Additionally, she is beginning to feel stirrings inside herself...stirrings connected with the condition of being 22 years of age and never having had a satisfactory lover. Along comes Max Williams, son of a small town sheriff. At 21, Max is more than ready to fly the coop and single-handedly take on the world, and he curiously lacks his father's rigid sense of law and order. So when Max and Tara meet, all of the expected sparks fly. They hit the road for California, and their ensuing adventures, if not strictly legal, are entertaining -- and given Max and Tara's somewhat skewed morality, are probably a perfectly natural way for the starry-eyed lovers to blow off their youthful steam.

Unfortunately, Tara's daddy, Wyatt, is insanely jealous of any man in Tara's life and dogs the pair in close, manic pursuit. At the same time, the FBI is zeroing in on Wyatt. The extended chase that follows, frantic and seldom linear, comprises the best part of the story.

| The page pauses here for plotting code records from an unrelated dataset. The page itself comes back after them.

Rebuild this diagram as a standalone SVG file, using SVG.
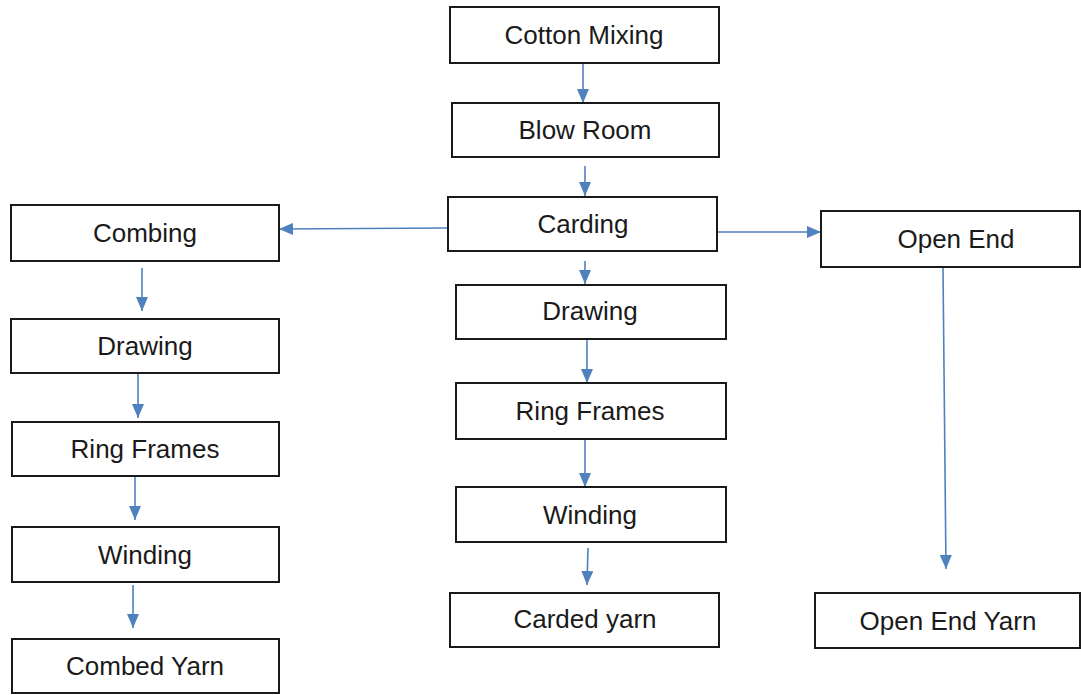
<svg xmlns="http://www.w3.org/2000/svg" width="1081" height="695" viewBox="0 0 1081 695">
<style>
.box{fill:#fff;stroke:#1a1a1a;stroke-width:2}
.lbl{font-family:"Liberation Sans",Arial,sans-serif;font-size:26px;fill:#1a1a1a;text-anchor:middle}
.conn{stroke:#4f81bd;stroke-width:1.6;fill:none}
</style>
<defs>
<marker id="ah" markerUnits="userSpaceOnUse" viewBox="0 0 14 12" markerWidth="14" markerHeight="12" refX="14" refY="6" orient="auto">
<path d="M0,0 L14,6 L0,12 z" fill="#4f81bd"/>
</marker>
</defs>
<rect width="1081" height="695" fill="#fff"/>
<g id="connectors">
<line class="conn" x1="583" y1="64" x2="583" y2="103" marker-end="url(#ah)"/>
<line class="conn" x1="585" y1="166" x2="585" y2="196" marker-end="url(#ah)"/>
<line class="conn" x1="448" y1="228" x2="279" y2="229" marker-end="url(#ah)"/>
<line class="conn" x1="717" y1="232" x2="821" y2="232" marker-end="url(#ah)"/>
<line class="conn" x1="585" y1="261" x2="585" y2="284" marker-end="url(#ah)"/>
<line class="conn" x1="587" y1="340" x2="587" y2="383" marker-end="url(#ah)"/>
<line class="conn" x1="585" y1="440" x2="585" y2="487" marker-end="url(#ah)"/>
<line class="conn" x1="588" y1="548" x2="587" y2="585" marker-end="url(#ah)"/>
<line class="conn" x1="142" y1="268" x2="142" y2="311" marker-end="url(#ah)"/>
<line class="conn" x1="138" y1="374" x2="138" y2="418" marker-end="url(#ah)"/>
<line class="conn" x1="135" y1="477" x2="135" y2="520" marker-end="url(#ah)"/>
<line class="conn" x1="133" y1="585" x2="133" y2="628" marker-end="url(#ah)"/>
<line class="conn" x1="943" y1="268" x2="946" y2="569" marker-end="url(#ah)"/>
</g>
<g id="cotton-mixing"><rect class="box" x="450" y="7" width="269" height="56"/><text class="lbl" x="584" y="44">Cotton Mixing</text></g>
<g id="blow-room"><rect class="box" x="452" y="103" width="267" height="54"/><text class="lbl" x="585" y="139">Blow Room</text></g>
<g id="carding"><rect class="box" x="448" y="197" width="269" height="54"/><text class="lbl" x="583" y="233">Carding</text></g>
<g id="combing"><rect class="box" x="11" y="205" width="268" height="56"/><text class="lbl" x="145" y="242">Combing</text></g>
<g id="drawing-left"><rect class="box" x="11" y="319" width="268" height="54"/><text class="lbl" x="145" y="355">Drawing</text></g>
<g id="ring-frames-left"><rect class="box" x="12" y="422" width="267" height="54"/><text class="lbl" x="145" y="458">Ring Frames</text></g>
<g id="winding-left"><rect class="box" x="12" y="527" width="267" height="55"/><text class="lbl" x="145" y="564">Winding</text></g>
<g id="combed-yarn"><rect class="box" x="12" y="639" width="267" height="54"/><text class="lbl" x="145" y="675">Combed Yarn</text></g>
<g id="drawing-mid"><rect class="box" x="456" y="285" width="270" height="54"/><text class="lbl" x="590" y="320">Drawing</text></g>
<g id="ring-frames-mid"><rect class="box" x="456" y="383" width="270" height="56"/><text class="lbl" x="590" y="420">Ring Frames</text></g>
<g id="winding-mid"><rect class="box" x="456" y="487" width="270" height="55"/><text class="lbl" x="590" y="524">Winding</text></g>
<g id="carded-yarn"><rect class="box" x="450" y="593" width="269" height="54"/><text class="lbl" x="585" y="628">Carded yarn</text></g>
<g id="open-end"><rect class="box" x="821" y="211" width="259" height="56"/><text class="lbl" x="956" y="248">Open End</text></g>
<g id="open-end-yarn"><rect class="box" x="815" y="593" width="265" height="55"/><text class="lbl" x="948" y="630">Open End Yarn</text></g>
</svg>
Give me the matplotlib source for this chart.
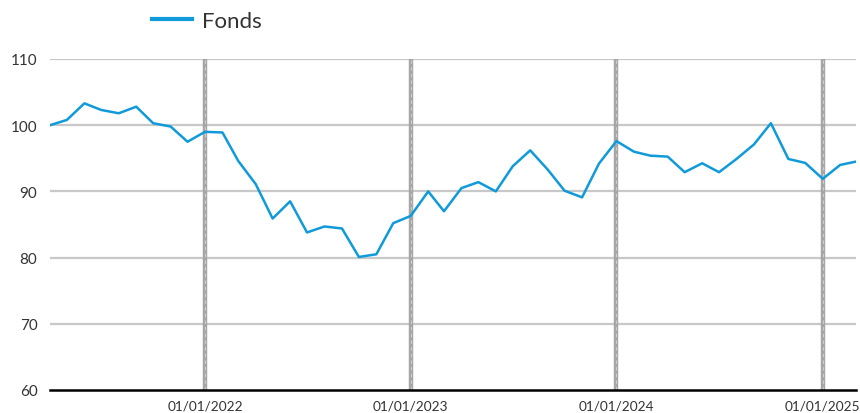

47 Rules of Highly Effective Bank Robbers is based on a cleverly cynical premise, and from the first page to the last the story never bogs down. There is just enough tension to keep the reader interested, and just enough humor to keep us from getting morbid. Best of all, the book is peopled with the sort of wonderfully eccentric characters that can only be drawn from real life: the would-be Elvis impersonator, the supercilious FBI agent, the half-crazed Vietnam vet who has dug a series of escape tunnels under his desert home, and the calmly efficient Navajo tracker. (Okay, I'll admit it rankled me just a bit that the tracker was saddled with a name like Running Bear. Having lived most of my life in the American Southwest, I have known Navajos with names such as Joseph Begay and Wendall Yazee and Lawrence Chee, but I have never heard of a Running Bear anywhere on the rez. But I quibble.)

47 Rules is a fabulous first novel from Troy Cook, and I, for one, will be watching for more from this author. I would recommend this book to anyone who has enjoyed the work of Elmore Leonard, Carl Hiaasen, or the Grand Master, John D. MacDonald.